宇庭左脸颊一痛,被打得偏过头去,接着一道力量扑来,将他连人带轮椅的推倒,他在跌落地面前,惊恐的在椅子上转身,及时用双手在地面一拨,整个人的重心往旁跌去,但仍痛得他腰背发麻,头晕目眩。
“你懂什么?”怎奈宇新还不放过他,吼出心里的不满后,整个人跪在他身上压制,捉住他的颈子猛撞。“那全是我的主意!我不忍心再见那个男人糟蹋她,不忍心见她捧着碎掉的痴心,一心以为他会回头!我恨他如此作践我们母子,恨他不肯维我名分,让我以私生子的身分苟活,所以我为自己讨公道,这么做有什么不对?”

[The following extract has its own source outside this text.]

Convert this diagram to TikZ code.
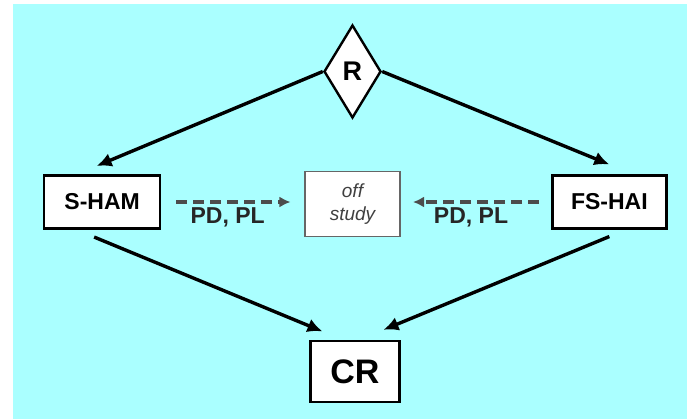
\documentclass[tikz,border=0pt]{standalone}
\usepackage{fontspec}
\setmainfont{Liberation Sans}
\usetikzlibrary{arrows.meta, positioning, shapes.geometric}
\definecolor{panelbg}{HTML}{AAFFFF}
\tikzset{
  box/.style={draw, line width=1.3pt, fill=white, inner sep=0pt, font=\bfseries\fontsize{11.5}{13}\selectfont},
  offbox/.style={draw=black!60, line width=0.8pt, fill=white, inner sep=0pt, align=center, text=black!75, font=\itshape\fontsize{9.5}{11.5}\selectfont},
  dec/.style={diamond, aspect=0.6, draw, line width=1.2pt, fill=white, inner sep=0pt, minimum width=28.5pt, minimum height=46.5pt, font=\bfseries\fontsize{13.5}{15}\selectfont},
  arr/.style={-{Latex[length=7.5pt, width=7pt]}, line width=1.7pt},
  darr/.style={-{Latex[length=5.5pt, width=5.5pt]}, line width=1.6pt, black!70, dash pattern=on 5.5pt off 3pt},
  lbl/.style={text=black!85, inner sep=0pt, font=\bfseries\fontsize{11.5}{13}\selectfont},
}
\begin{document}
\begin{tikzpicture}
    \path[use as bounding box] (-176.25pt,35.75pt) rectangle (167.25pt,-173.75pt);
    \fill[panelbg] (-169.75pt,33.75pt) rectangle (167.25pt,-173.75pt);
    % randomisation and arms
    \node[dec] (r) at (0,0) {R};
    \node[offbox, minimum width=47.75pt, minimum height=32.5pt, below=25.75pt of r] (off) {off\\study};
    \node[box, minimum width=58pt, minimum height=26.25pt, left=71.25pt of off, yshift=1pt] (sham) {S-HAM};
    \node[box, minimum width=57pt, minimum height=26.25pt, right=75pt of off, yshift=1pt] (fshai) {FS-HAI};
    \node[box, minimum width=44.5pt, minimum height=30.5pt, below=51.25pt of off, xshift=1.25pt, font=\bfseries\fontsize{17}{19}\selectfont] (cr) {CR};
    % connectors
    \draw[arr] (r.west) -- ([xshift=-2.75pt, yshift=4.25pt]sham.north);
    \draw[arr] (r.east) -- ([yshift=5pt]fshai.north);
    \draw[arr] ([xshift=-4pt, yshift=-3.75pt]sham.south) -- ([xshift=-16.25pt, yshift=4.2pt]cr.north);
    \draw[arr] ([yshift=-3.5pt]fshai.south) -- ([xshift=14.25pt, yshift=5pt]cr.north);
    \draw[darr, shorten <=7.5pt, shorten >=6.75pt] (sham.east) -- (sham.east -| off.west)
      node[lbl, midway, xshift=-2.5pt, yshift=-7.5pt] {PD, PL};
    \draw[darr, shorten <=6pt, shorten >=6pt] (fshai.west) -- (fshai.west -| off.east)
      node[lbl, midway, xshift=-2.5pt, yshift=-7.5pt] {PD, PL};
\end{tikzpicture}
\end{document}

“我……咳咳咳……”尽管想要点头附和,但他无法呼吸了,全身痛得像是骨头都要散掉。
“都是我的意思,跟她没有关系,不准你冤枉她!”他掐住他颈子的手越收越紧,宇庭感到眼前变黑。
“如果没有你,如果没有你……”
病房的门被推开,尖锐的叫声引来杂沓的脚步声,宇庭失去意识。
☆ ☆ ☆
是那缕教人魂萦梦系的天香!
不断朝他涌来的温郁香息,如浪花重重环烧拂来,他不自觉的加深呼吸,将渴望了几近一辈子的香气吸进体内,随着血液流动扩散向四肢百骸,抚平他的疼痛与空虚,将他从恶梦里拯救出来。
他低喘的呻吟,随即感受到冷汗涔涔的额际被一阵温柔的风拂去,溢满浓浓担心的熟悉声音吹向他耳轮,立即将他半睡半醒的神智唉醒。